**MATERIALS PROVIDED:**
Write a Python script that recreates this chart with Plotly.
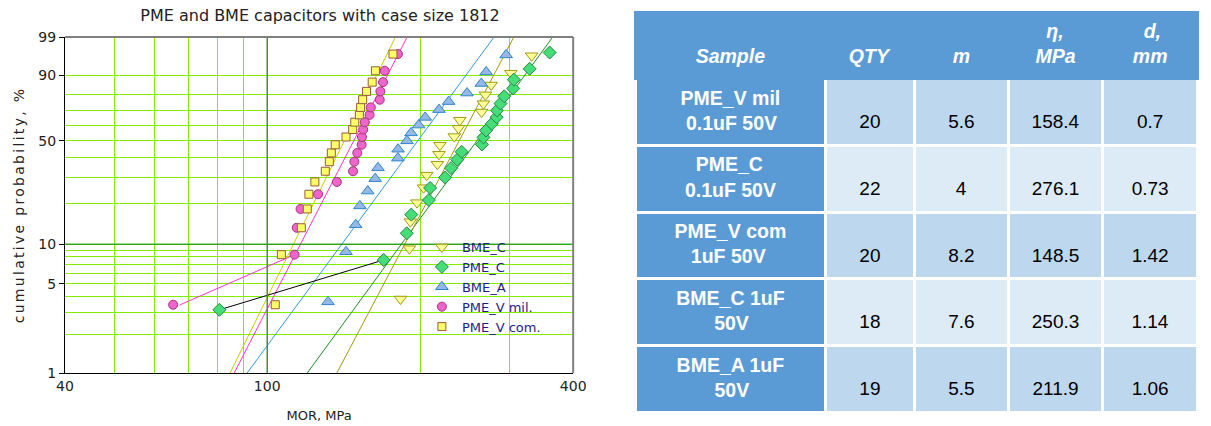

* * *

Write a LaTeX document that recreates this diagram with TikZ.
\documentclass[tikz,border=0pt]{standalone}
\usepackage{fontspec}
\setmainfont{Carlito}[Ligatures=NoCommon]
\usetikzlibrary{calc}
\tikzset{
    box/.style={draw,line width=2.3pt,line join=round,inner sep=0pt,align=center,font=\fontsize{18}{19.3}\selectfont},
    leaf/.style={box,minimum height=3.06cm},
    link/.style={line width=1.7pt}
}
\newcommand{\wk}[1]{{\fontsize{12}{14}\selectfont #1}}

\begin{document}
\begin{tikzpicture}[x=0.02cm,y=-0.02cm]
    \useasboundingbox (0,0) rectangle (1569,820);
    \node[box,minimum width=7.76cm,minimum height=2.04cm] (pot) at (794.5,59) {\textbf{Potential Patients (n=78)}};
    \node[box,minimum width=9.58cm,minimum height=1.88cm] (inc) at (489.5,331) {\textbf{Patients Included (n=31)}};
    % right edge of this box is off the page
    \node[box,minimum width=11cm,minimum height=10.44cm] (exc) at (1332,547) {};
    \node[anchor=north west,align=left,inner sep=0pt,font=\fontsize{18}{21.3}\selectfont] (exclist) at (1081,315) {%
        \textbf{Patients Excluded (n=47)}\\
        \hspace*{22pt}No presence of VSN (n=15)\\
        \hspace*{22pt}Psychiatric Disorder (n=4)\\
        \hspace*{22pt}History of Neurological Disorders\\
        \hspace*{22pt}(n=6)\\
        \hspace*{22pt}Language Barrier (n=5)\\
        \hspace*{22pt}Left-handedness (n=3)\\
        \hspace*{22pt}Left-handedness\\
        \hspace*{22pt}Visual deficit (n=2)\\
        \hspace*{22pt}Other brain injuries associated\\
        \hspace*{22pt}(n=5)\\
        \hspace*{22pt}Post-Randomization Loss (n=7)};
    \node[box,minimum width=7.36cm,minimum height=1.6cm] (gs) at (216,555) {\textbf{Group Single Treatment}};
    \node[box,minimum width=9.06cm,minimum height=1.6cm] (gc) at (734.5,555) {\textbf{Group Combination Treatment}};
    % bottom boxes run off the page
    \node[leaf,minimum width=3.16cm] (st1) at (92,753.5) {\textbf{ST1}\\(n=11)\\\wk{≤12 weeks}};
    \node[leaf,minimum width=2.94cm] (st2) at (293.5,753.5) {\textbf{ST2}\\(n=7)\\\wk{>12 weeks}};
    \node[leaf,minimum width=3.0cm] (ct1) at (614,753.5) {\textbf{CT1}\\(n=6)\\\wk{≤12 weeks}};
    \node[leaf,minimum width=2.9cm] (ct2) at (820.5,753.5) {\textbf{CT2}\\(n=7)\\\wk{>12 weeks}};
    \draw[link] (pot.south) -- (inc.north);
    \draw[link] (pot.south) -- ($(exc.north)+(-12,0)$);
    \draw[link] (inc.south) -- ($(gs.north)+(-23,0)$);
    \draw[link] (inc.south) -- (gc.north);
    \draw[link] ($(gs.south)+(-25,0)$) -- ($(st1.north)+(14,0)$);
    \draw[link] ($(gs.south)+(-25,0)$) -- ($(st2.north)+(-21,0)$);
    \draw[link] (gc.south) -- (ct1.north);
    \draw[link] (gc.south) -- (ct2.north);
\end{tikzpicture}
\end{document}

**EXERCISE GOAL:** Pick out each line in the material containing "Write".

**EXERCISE RESULT:**
Write a Python script that recreates this chart with Plotly.
Write a LaTeX document that recreates this diagram with TikZ.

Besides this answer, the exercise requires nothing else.